“Exacting and meticulous, Franzen’sThe End of the End of the Earth reports on the state of the environment from Africa to Antarctica and relentlessly questions his role as a privileged Westerner in a world of vast inequality. Above all, he puts everything in the context of climate change. Using birds as his moral compass, Franzen evokes the deep joy they bring when he sees them in the wild and delivers heartbreaking accounts of ruined habitats, wanton slaughter of songbirds, and the devastating toll of industrial fishing on seabirds. No less tragic are the stories of impoverished people who live among these birds, and Franzen continually questions the ethics of worrying about avian suffering in the midst of so much human suffering. Ultimately as hopeful as it is anguished, Franzen’s book takes biodiversity as its guiding principle: there’s no one way to save the world, just as there’s no single set of rules governing how to live in it.”

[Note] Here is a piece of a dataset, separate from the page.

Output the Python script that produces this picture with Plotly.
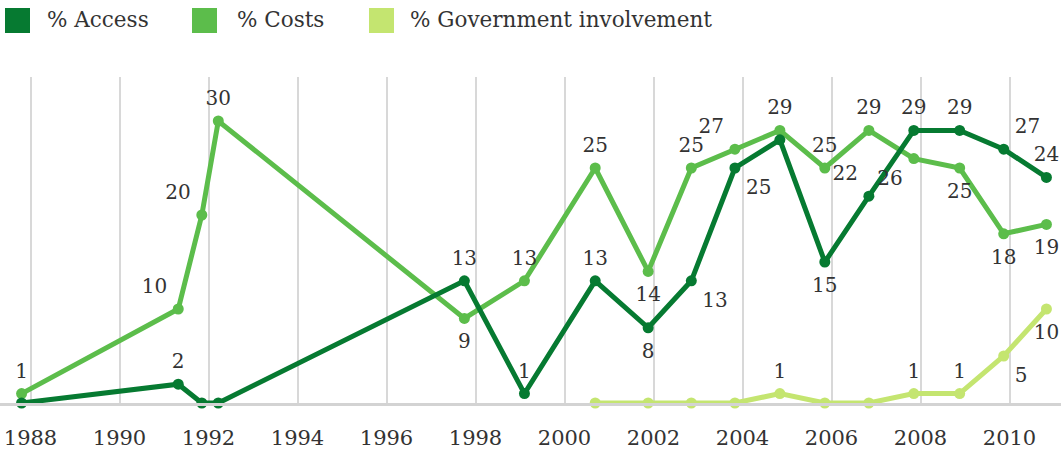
import plotly.graph_objects as go

# Survey dates (decimal years) and shares naming each problem
survey_year = [1987.80, 1991.32, 1991.85, 1992.22, 1997.75, 1999.10, 2000.69, 2001.88,
               2002.85, 2003.83, 2004.84, 2005.85, 2006.84, 2007.85, 2008.88, 2009.87, 2010.83]
access_pct = [0, 2, 0, 0, 13, 1, 13, 8, 13, 25, 28, 15, 22, 29, 29, 27, 24]
costs_pct = [1, 10, 20, 30, 9, 13, 25, 14, 25, 27, 29, 25, 29, 26, 25, 18, 19]
gov_year = survey_year[6:]
gov_pct = [0, 0, 0, 0, 1, 0, 0, 1, 1, 5, 10]
tick_years = list(range(1988, 2011, 2))

series_names = ["% Access", "% Costs", "% Government involvement"]

# Styling
C_ACCESS = "#067a31"
C_COSTS = "#5cbd4b"
C_GOV = "#c4e570"
TEXT = "#333333"
FONT = "DejaVu Serif"

# Where each value label sits relative to its point (None = no label)
access_label_pos = [None, "top center", None, None, "top center", "top center", "top center",
                    "bottom center", "bottom right", "bottom right", None, "bottom center",
                    "top left", "top center", "top center", "top right", "top center"]
costs_label_pos = ["top center", "top left", "top left", "top center", "bottom center",
                   "top center", "top center", "bottom center", "top center", "top left",
                   "top center", "top center", "top center", "bottom left", "bottom center",
                   "bottom center", "bottom center"]
gov_label_pos = [None, None, None, None, "top center", None, None, "top center",
                 "top center", "bottom right", "bottom center"]


def labels(values, positions):
    text = [str(v) if p else "" for v, p in zip(values, positions)]
    pos = [p if p else "top center" for p in positions]
    # labels hanging straight below a point get a little extra clearance
    gap = [22 if p == "bottom center" else 16 for p in pos]
    return text, pos, gap


fig = go.Figure()

series = [
    (gov_year, gov_pct, gov_label_pos, C_GOV),
    (survey_year, costs_pct, costs_label_pos, C_COSTS),
    (survey_year, access_pct, access_label_pos, C_ACCESS),
]

for xs, ys, pos, color in series:
    fig.add_trace(go.Scatter(
        x=xs, y=ys, mode="lines+markers",
        line=dict(color=color, width=5),
        marker=dict(color=color, size=11),
        cliponaxis=False, showlegend=False, hoverinfo="skip",
    ))

for xs, ys, pos, color in series:
    text, tpos, gap = labels(ys, pos)
    fig.add_trace(go.Scatter(
        x=xs, y=ys, mode="markers+text",
        text=text, textposition=tpos,
        textfont=dict(family=FONT, size=20, color=TEXT),
        marker=dict(size=gap, opacity=0),
        cliponaxis=False, showlegend=False, hoverinfo="skip",
    ))

# Legend drawn as swatches + labels along the top
W, H = 1061, 457
TOP, BOTTOM = 77, 403


def py(p):
    return (BOTTOM - p) / (BOTTOM - TOP)


legend_items = [(5, 45, C_ACCESS), (192, 235, C_COSTS), (369, 408, C_GOV)]
for (sx, tx, color), name in zip(legend_items, series_names):
    fig.add_shape(type="rect", xref="paper", yref="paper",
                  x0=sx / W, x1=(sx + 25) / W, y0=py(33), y1=py(8),
                  fillcolor=color, line=dict(width=0))
    fig.add_annotation(xref="paper", yref="paper", x=tx / W, y=py(20),
                       xanchor="left", yanchor="middle", showarrow=False,
                       text=name, font=dict(family=FONT, size=21.5, color=TEXT))

px_per_year = 44.5
x0 = 1988 - 30.5 / px_per_year
x1 = x0 + W / px_per_year
y_top = (BOTTOM - TOP) / 9.4

fig.update_layout(
    width=W, height=H,
    margin=dict(l=0, r=0, t=TOP, b=H - BOTTOM),
    plot_bgcolor="white", paper_bgcolor="white",
    xaxis=dict(
        range=[x0, x1], tickmode="array", tickvals=tick_years,
        ticktext=[str(y) for y in tick_years],
        showgrid=True, gridcolor="#d8d8d8", gridwidth=2,
        showline=True, linecolor="#d3d3d3", linewidth=3,
        zeroline=False, ticks="outside", ticklen=14, tickcolor="rgba(0,0,0,0)",
        tickfont=dict(family=FONT, size=21, color=TEXT),
    ),
    yaxis=dict(range=[0, y_top], visible=False, showgrid=False, zeroline=False),
)

fig.write_html("out.html")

— Laurie Greer, Politics and Prose Bookstore, Washington, DC
A sharp and provocative new essay collection from the award-winning author of Freedom and The Corrections.
In The End of the End of the Earth, which gathers essays and speeches written mostly in the past five years, Jonathan Franzen returns with renewed vigor to the themes—both human and literary—that have long preoccupied him. Whether exploring his complex relationship with his uncle, recounting his young adulthood in New York, or offering an illuminating look at the global seabird crisis, these pieces contain all the wit and disabused realism that we’ve come to expect from Franzen.
Taken together, these essays trace the progress of a unique and mature mind wrestling with itself, with literature, and with some of the most important issues of our day, made more pressing by the current political milieu. The End of the End of the Earth is remarkable, provocative, and necessary.